By the 4 p.m. close of trading Wednesday, Centel was selling for $34 a share on the New York Stock Exchange, up 12 1/2 cents. Sprint was trading at $25.87 1/2 , down 12 1/2 cents.

David Shell, a vice president with Eagle Asset Management Inc. in St. Petersburg, Fla., said Sprint’s limited position of the long-distance market worries him. Sprint is the third-largest long-distance company after AT&T and MCI Communications Corp.

″Sprint’s market share has bounced up against this 10 percent glass ceiling for several years, and we don’t see that changing,″ he said. ″Management, both Centel and Sprint, are asking us to take on added risk.″

Eagle’s clients hold 4.6 million Centel shares, or 5.3 percent of the total.

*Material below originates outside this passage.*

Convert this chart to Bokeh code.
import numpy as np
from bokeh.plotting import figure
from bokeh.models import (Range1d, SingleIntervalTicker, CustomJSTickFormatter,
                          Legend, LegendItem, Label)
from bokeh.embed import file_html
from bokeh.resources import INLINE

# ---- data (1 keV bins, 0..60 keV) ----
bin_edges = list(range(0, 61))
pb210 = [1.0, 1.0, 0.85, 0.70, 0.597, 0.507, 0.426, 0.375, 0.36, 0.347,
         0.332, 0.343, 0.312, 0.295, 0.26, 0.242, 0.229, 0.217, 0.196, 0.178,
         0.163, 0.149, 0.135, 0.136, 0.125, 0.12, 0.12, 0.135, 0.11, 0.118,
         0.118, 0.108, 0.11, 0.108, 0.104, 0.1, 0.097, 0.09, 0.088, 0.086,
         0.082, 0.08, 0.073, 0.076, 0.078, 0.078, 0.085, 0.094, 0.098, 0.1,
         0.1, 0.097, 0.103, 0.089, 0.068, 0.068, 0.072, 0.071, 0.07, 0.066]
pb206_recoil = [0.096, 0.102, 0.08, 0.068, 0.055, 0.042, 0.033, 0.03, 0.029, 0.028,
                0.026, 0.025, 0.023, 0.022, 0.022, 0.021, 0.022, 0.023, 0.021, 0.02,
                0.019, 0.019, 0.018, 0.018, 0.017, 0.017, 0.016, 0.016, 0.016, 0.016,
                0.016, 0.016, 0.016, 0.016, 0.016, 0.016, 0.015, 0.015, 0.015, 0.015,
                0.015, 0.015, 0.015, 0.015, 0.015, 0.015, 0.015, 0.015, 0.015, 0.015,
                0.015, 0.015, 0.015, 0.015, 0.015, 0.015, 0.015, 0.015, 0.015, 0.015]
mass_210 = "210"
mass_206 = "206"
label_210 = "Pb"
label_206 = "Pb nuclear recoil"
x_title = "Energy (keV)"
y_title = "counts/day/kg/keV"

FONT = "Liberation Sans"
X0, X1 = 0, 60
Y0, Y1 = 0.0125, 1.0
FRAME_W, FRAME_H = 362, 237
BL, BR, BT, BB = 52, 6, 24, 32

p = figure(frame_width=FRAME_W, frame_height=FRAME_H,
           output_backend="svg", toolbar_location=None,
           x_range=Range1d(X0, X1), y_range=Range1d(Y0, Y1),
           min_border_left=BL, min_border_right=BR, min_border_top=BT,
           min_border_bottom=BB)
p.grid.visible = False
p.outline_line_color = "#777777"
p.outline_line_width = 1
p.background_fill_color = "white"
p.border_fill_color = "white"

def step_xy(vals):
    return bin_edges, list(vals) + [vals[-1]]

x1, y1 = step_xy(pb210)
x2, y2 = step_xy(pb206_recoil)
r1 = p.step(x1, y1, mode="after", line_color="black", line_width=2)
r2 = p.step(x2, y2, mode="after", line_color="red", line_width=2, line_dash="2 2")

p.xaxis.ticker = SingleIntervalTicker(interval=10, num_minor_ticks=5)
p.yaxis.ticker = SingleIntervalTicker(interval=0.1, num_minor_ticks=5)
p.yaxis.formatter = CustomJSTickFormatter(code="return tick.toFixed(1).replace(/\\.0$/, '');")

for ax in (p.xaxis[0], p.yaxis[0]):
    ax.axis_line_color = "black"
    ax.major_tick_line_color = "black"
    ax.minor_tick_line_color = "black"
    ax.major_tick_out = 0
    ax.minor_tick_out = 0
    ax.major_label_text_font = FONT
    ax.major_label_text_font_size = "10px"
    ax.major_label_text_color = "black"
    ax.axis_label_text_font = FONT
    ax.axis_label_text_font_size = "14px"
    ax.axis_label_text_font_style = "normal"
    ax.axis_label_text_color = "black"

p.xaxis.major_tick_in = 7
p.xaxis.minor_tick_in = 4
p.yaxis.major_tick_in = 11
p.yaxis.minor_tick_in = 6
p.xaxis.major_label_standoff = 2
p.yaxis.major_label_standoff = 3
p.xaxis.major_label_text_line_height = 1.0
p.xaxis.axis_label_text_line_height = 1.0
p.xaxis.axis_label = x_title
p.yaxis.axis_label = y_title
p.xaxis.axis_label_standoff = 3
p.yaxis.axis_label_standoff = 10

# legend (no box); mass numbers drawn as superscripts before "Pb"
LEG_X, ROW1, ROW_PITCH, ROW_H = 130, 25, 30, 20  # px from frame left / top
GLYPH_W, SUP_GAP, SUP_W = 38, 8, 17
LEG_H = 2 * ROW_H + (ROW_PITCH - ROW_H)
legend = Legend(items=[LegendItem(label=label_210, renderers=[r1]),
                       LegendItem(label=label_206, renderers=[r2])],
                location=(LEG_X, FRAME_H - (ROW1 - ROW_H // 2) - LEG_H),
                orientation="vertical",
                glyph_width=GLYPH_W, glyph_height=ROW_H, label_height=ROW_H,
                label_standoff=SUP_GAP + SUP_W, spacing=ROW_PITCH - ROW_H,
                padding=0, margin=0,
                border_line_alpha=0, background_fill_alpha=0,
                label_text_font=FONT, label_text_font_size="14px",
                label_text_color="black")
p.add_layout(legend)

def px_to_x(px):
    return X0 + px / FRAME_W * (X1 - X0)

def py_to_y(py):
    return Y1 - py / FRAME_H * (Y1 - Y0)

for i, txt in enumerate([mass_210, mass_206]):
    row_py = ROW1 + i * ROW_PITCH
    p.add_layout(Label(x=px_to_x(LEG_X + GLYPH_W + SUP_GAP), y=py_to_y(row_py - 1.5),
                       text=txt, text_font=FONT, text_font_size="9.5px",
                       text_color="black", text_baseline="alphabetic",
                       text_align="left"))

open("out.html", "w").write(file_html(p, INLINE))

But Frazee, who said he would serve as president and chief operating officer of the merged company, said the offer is the best deal available.

″I think the biggest shock to everybody was the price. But we believe the market spoke,″ Frazee said.

And he said Sprint has done ″an extraordinary job of competing against AT& T and MCI, who have been around a heck of a lot longer than Sprint.″

Centel revealed in a proxy statement in October that the Sprint bid was the only offer it received to buy the entire company. Other bidders only were interested in pieces of it.

Moran vice president Joseph Furfaro says Centel’s refusal to disclose preliminary vote tabulations made him question Frazee’s early prediction of victory.

Centel had 1991 revenue of $1.9 billion. It offers local phone service in six states, and controls cellular phone franchises in 42 metropolitan markets and 50 rural areas.

Esrey has argued that the merger makes sense because it would make Sprint the only U.S. company offering local, long-distance and cellular phone service. That could allow the company to market these services jointly.

Currently, Sprint offers local service as well as long distance.

Esrey also said the merger could save the combined company about $145 million in operating costs in the first few years through consolidations, including the expected elimination of about 1,000 jobs.